--- BEGIN Supplied data ---

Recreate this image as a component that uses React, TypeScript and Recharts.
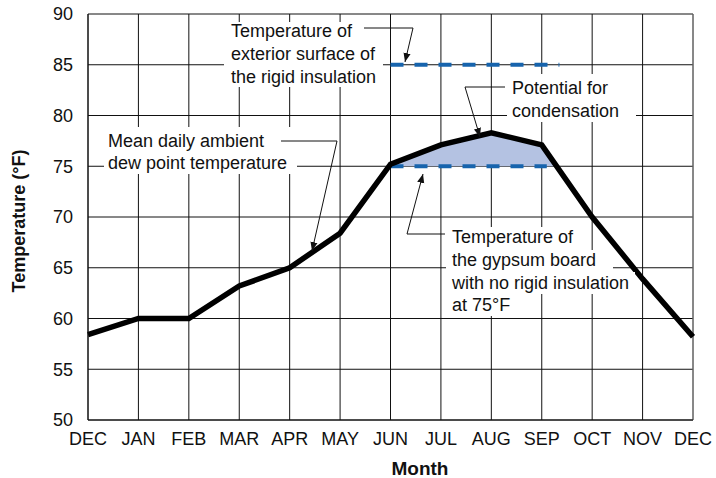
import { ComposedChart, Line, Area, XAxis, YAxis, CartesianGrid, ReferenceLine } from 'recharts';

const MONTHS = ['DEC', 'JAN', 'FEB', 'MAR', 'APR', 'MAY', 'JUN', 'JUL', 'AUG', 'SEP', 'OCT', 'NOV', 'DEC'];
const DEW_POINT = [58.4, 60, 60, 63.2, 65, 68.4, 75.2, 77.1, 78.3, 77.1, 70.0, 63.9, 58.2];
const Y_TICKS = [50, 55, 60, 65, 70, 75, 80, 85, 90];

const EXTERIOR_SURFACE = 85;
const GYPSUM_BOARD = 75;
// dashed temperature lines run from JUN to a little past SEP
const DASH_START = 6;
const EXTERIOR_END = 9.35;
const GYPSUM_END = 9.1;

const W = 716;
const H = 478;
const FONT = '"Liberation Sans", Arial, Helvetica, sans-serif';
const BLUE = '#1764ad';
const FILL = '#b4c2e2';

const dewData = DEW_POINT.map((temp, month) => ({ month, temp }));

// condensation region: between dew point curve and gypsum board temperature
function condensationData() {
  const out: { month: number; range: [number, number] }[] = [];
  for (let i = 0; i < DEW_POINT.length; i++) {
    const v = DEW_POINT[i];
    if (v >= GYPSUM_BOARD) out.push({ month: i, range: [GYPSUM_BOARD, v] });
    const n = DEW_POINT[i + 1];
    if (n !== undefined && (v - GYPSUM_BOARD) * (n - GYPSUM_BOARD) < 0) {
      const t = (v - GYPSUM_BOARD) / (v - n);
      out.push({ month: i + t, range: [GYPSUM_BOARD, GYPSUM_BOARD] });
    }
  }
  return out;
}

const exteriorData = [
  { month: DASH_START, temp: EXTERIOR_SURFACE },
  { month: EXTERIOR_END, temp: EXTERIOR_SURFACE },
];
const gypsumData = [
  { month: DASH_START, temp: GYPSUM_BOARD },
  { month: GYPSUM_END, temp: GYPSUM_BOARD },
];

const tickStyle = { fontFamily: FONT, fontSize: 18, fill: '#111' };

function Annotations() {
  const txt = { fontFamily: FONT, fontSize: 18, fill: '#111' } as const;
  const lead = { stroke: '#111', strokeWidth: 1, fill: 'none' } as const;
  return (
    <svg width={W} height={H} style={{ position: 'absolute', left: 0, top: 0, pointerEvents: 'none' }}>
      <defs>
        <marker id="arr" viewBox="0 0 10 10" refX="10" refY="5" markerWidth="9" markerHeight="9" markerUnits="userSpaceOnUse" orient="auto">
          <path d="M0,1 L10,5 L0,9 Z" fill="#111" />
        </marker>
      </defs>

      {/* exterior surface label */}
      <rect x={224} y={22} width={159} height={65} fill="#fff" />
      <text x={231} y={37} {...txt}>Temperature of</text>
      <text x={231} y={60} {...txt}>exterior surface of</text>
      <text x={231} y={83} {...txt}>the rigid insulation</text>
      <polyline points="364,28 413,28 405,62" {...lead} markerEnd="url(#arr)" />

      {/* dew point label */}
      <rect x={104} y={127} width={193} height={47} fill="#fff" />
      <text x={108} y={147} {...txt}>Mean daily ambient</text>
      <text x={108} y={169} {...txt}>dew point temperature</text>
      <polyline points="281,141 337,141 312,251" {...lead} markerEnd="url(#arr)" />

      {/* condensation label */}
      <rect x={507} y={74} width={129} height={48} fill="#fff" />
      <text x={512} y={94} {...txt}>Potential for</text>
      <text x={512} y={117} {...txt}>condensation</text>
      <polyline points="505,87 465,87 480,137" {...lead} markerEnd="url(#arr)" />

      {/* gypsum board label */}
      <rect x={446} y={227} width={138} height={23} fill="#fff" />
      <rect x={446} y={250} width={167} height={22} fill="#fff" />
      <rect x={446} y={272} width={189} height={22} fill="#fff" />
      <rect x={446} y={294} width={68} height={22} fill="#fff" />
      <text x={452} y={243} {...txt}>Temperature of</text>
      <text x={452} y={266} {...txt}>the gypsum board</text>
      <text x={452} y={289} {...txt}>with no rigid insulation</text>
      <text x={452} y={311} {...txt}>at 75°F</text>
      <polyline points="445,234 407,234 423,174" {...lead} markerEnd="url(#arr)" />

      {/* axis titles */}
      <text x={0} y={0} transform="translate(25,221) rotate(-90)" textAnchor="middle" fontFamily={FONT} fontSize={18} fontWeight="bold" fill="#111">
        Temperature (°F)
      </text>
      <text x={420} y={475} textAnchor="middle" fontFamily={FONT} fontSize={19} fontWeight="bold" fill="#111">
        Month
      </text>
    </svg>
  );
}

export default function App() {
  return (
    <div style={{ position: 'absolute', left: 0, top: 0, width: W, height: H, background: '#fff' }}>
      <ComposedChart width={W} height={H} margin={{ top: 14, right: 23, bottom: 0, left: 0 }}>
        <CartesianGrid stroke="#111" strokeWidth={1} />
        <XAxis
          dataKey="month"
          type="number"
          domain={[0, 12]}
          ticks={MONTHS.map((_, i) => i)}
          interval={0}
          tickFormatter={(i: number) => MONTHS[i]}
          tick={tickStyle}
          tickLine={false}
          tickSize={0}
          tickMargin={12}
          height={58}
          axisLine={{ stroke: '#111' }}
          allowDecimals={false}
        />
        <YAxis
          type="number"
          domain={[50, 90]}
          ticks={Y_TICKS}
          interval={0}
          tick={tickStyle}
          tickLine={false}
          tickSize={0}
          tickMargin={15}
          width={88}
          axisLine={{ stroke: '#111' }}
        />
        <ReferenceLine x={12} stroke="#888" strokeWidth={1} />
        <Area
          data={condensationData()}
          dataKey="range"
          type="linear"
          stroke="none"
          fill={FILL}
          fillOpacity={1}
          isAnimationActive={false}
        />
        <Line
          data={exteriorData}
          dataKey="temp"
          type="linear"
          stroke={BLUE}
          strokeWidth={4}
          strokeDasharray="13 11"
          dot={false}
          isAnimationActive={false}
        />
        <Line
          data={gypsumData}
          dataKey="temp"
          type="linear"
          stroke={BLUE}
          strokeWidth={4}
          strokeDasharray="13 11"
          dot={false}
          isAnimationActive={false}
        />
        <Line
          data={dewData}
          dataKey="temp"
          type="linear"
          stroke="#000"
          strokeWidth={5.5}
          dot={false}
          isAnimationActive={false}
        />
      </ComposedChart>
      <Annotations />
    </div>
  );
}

--- END Supplied data ---

# Instruction:
In your copy of the listing above, reproduce each line exactly and omit all pictures.

# Finished task:
Recreate this image as a component that uses React, TypeScript and Recharts.
import { ComposedChart, Line, Area, XAxis, YAxis, CartesianGrid, ReferenceLine } from 'recharts';

const MONTHS = ['DEC', 'JAN', 'FEB', 'MAR', 'APR', 'MAY', 'JUN', 'JUL', 'AUG', 'SEP', 'OCT', 'NOV', 'DEC'];
const DEW_POINT = [58.4, 60, 60, 63.2, 65, 68.4, 75.2, 77.1, 78.3, 77.1, 70.0, 63.9, 58.2];
const Y_TICKS = [50, 55, 60, 65, 70, 75, 80, 85, 90];

const EXTERIOR_SURFACE = 85;
const GYPSUM_BOARD = 75;
// dashed temperature lines run from JUN to a little past SEP
const DASH_START = 6;
const EXTERIOR_END = 9.35;
const GYPSUM_END = 9.1;

const W = 716;
const H = 478;
const FONT = '"Liberation Sans", Arial, Helvetica, sans-serif';
const BLUE = '#1764ad';
const FILL = '#b4c2e2';

const dewData = DEW_POINT.map((temp, month) => ({ month, temp }));

// condensation region: between dew point curve and gypsum board temperature
function condensationData() {
  const out: { month: number; range: [number, number] }[] = [];
  for (let i = 0; i < DEW_POINT.length; i++) {
    const v = DEW_POINT[i];
    if (v >= GYPSUM_BOARD) out.push({ month: i, range: [GYPSUM_BOARD, v] });
    const n = DEW_POINT[i + 1];
    if (n !== undefined && (v - GYPSUM_BOARD) * (n - GYPSUM_BOARD) < 0) {
      const t = (v - GYPSUM_BOARD) / (v - n);
      out.push({ month: i + t, range: [GYPSUM_BOARD, GYPSUM_BOARD] });
    }
  }
  return out;
}

const exteriorData = [
  { month: DASH_START, temp: EXTERIOR_SURFACE },
  { month: EXTERIOR_END, temp: EXTERIOR_SURFACE },
];
const gypsumData = [
  { month: DASH_START, temp: GYPSUM_BOARD },
  { month: GYPSUM_END, temp: GYPSUM_BOARD },
];

const tickStyle = { fontFamily: FONT, fontSize: 18, fill: '#111' };

function Annotations() {
  const txt = { fontFamily: FONT, fontSize: 18, fill: '#111' } as const;
  const lead = { stroke: '#111', strokeWidth: 1, fill: 'none' } as const;
  return (
    <svg width={W} height={H} style={{ position: 'absolute', left: 0, top: 0, pointerEvents: 'none' }}>
      <defs>
        <marker id="arr" viewBox="0 0 10 10" refX="10" refY="5" markerWidth="9" markerHeight="9" markerUnits="userSpaceOnUse" orient="auto">
          <path d="M0,1 L10,5 L0,9 Z" fill="#111" />
        </marker>
      </defs>

      {/* exterior surface label */}
      <rect x={224} y={22} width={159} height={65} fill="#fff" />
      <text x={231} y={37} {...txt}>Temperature of</text>
      <text x={231} y={60} {...txt}>exterior surface of</text>
      <text x={231} y={83} {...txt}>the rigid insulation</text>
      <polyline points="364,28 413,28 405,62" {...lead} markerEnd="url(#arr)" />

      {/* dew point label */}
      <rect x={104} y={127} width={193} height={47} fill="#fff" />
      <text x={108} y={147} {...txt}>Mean daily ambient</text>
      <text x={108} y={169} {...txt}>dew point temperature</text>
      <polyline points="281,141 337,141 312,251" {...lead} markerEnd="url(#arr)" />

      {/* condensation label */}
      <rect x={507} y={74} width={129} height={48} fill="#fff" />
      <text x={512} y={94} {...txt}>Potential for</text>
      <text x={512} y={117} {...txt}>condensation</text>
      <polyline points="505,87 465,87 480,137" {...lead} markerEnd="url(#arr)" />

      {/* gypsum board label */}
      <rect x={446} y={227} width={138} height={23} fill="#fff" />
      <rect x={446} y={250} width={167} height={22} fill="#fff" />
      <rect x={446} y={272} width={189} height={22} fill="#fff" />
      <rect x={446} y={294} width={68} height={22} fill="#fff" />
      <text x={452} y={243} {...txt}>Temperature of</text>
      <text x={452} y={266} {...txt}>the gypsum board</text>
      <text x={452} y={289} {...txt}>with no rigid insulation</text>
      <text x={452} y={311} {...txt}>at 75°F</text>
      <polyline points="445,234 407,234 423,174" {...lead} markerEnd="url(#arr)" />

      {/* axis titles */}
      <text x={0} y={0} transform="translate(25,221) rotate(-90)" textAnchor="middle" fontFamily={FONT} fontSize={18} fontWeight="bold" fill="#111">
        Temperature (°F)
      </text>
      <text x={420} y={475} textAnchor="middle" fontFamily={FONT} fontSize={19} fontWeight="bold" fill="#111">
        Month
      </text>
    </svg>
  );
}

export default function App() {
  return (
    <div style={{ position: 'absolute', left: 0, top: 0, width: W, height: H, background: '#fff' }}>
      <ComposedChart width={W} height={H} margin={{ top: 14, right: 23, bottom: 0, left: 0 }}>
        <CartesianGrid stroke="#111" strokeWidth={1} />
        <XAxis
          dataKey="month"
          type="number"
          domain={[0, 12]}
          ticks={MONTHS.map((_, i) => i)}
          interval={0}
          tickFormatter={(i: number) => MONTHS[i]}
          tick={tickStyle}
          tickLine={false}
          tickSize={0}
          tickMargin={12}
          height={58}
          axisLine={{ stroke: '#111' }}
          allowDecimals={false}
        />
        <YAxis
          type="number"
          domain={[50, 90]}
          ticks={Y_TICKS}
          interval={0}
          tick={tickStyle}
          tickLine={false}
          tickSize={0}
          tickMargin={15}
          width={88}
          axisLine={{ stroke: '#111' }}
        />
        <ReferenceLine x={12} stroke="#888" strokeWidth={1} />
        <Area
          data={condensationData()}
          dataKey="range"
          type="linear"
          stroke="none"
          fill={FILL}
          fillOpacity={1}
          isAnimationActive={false}
        />
        <Line
          data={exteriorData}
          dataKey="temp"
          type="linear"
          stroke={BLUE}
          strokeWidth={4}
          strokeDasharray="13 11"
          dot={false}
          isAnimationActive={false}
        />
        <Line
          data={gypsumData}
          dataKey="temp"
          type="linear"
          stroke={BLUE}
          strokeWidth={4}
          strokeDasharray="13 11"
          dot={false}
          isAnimationActive={false}
        />
        <Line
          data={dewData}
          dataKey="temp"
          type="linear"
          stroke="#000"
          strokeWidth={5.5}
          dot={false}
          isAnimationActive={false}
        />
      </ComposedChart>
      <Annotations />
    </div>
  );
}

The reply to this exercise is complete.